Margaret Chardiet designs music that sounds like nothing so much as pure, visceral hatred.
In her work as Pharmakon, she creates demonic, inhumane soundscapes that are likely to exist at the furthest edge of taste for many. This is not, however, a bad thing: in fact, Chardiet is unquestionably behind some of the most interesting and commanding pieces to be produced within the noise bracket for quite some time and you owe it to yourself to listen.
To date, Chardiet has released three albums as part of the Pharmakon project. Beginning with 2013’s intoxicating release, Abandon, Chardiet immediately established her penchant for shrieking, satanic potency. This was followed up in 2014 with Bestial Burden, an album which often scans like recordings retrieved from a production line at the gates of hell, and then releasing Contact in 2017, which maintains the musician’s uncanny ability to replicate both the mechanic and the otherworldly.
Now, with her fourth studio album, Devour, Chardiet is altering the process; moving from a method of constructing each track separately and without connection, opting instead to record live in-studio and in-situ with each track merging seamlessly with the next. It’s an interesting approach for Pharmakon and thankfully it is one that pays dividends.
There’s something seductive about destruction.

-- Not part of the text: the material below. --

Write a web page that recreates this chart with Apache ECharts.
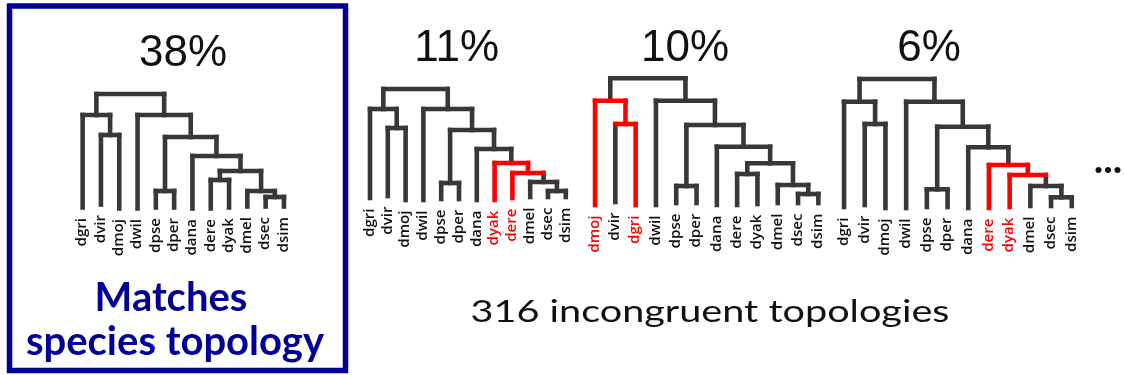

Chardiet has played with this sentiment time and again across her back catalogue and the decision to perform Devour as a natural live showcase truly exemplifies the throbbing caustic violence that Pharmakon represents.
Chardiet has stated that ‘those who see beyond the veil need to obscure the horrid sight by any means necessary, but respite is always brief, nothing can dampen the glare from behind the veil’. Listening to Devour is to hear the auditory representation of this statement; seeing beyond the veil of typical melodic composition into a rank, festering wasteland where only agonised motifs and wailing screeches can persist.
The album begins with "Homeostasis", a dull, pumping wall of sound that neatly moves into "Spit It Out", affording Chardiet the right to utilise her signature screeches over flanging synthesizers. This bursts into the single "Self Regulating System", one of Pharmakon’s more thematically traditional pieces to date, with tangible driving percussion and breaks for lyricism. From here, "Deprivation" moves onward, bolstered by an impressive reverberating undercurrent and supported by an oppressive mechanical rebuttal. The final movement is "Pristine Panic/Cheek By Jowl", easily the most sinister piece on the album, which is split into two equally threatening pieces which clamour for the spotlight of their own absurdly malevolent farce.
Besides its inaccessibility, the only significant issue that I can identify in relation to Devour is that it is criminally short. Clocking in at just over half an hour, the album feels too hurried, like it hasn’t fully reached the apex of its ideas. Consequently the album ends without the explosivity that it maintains throughout which is certainly a disappointment.
However, Devour overall is a punishing, malicious force of a record, one focused entirely on the eradication of any sense of self and musical procedure, with no room for reprieve. It perfectly captures the raw, hemorrhaging nature of Chardiet’s thematic intention, and live performances and in this way it is nothing short of an unbridled success.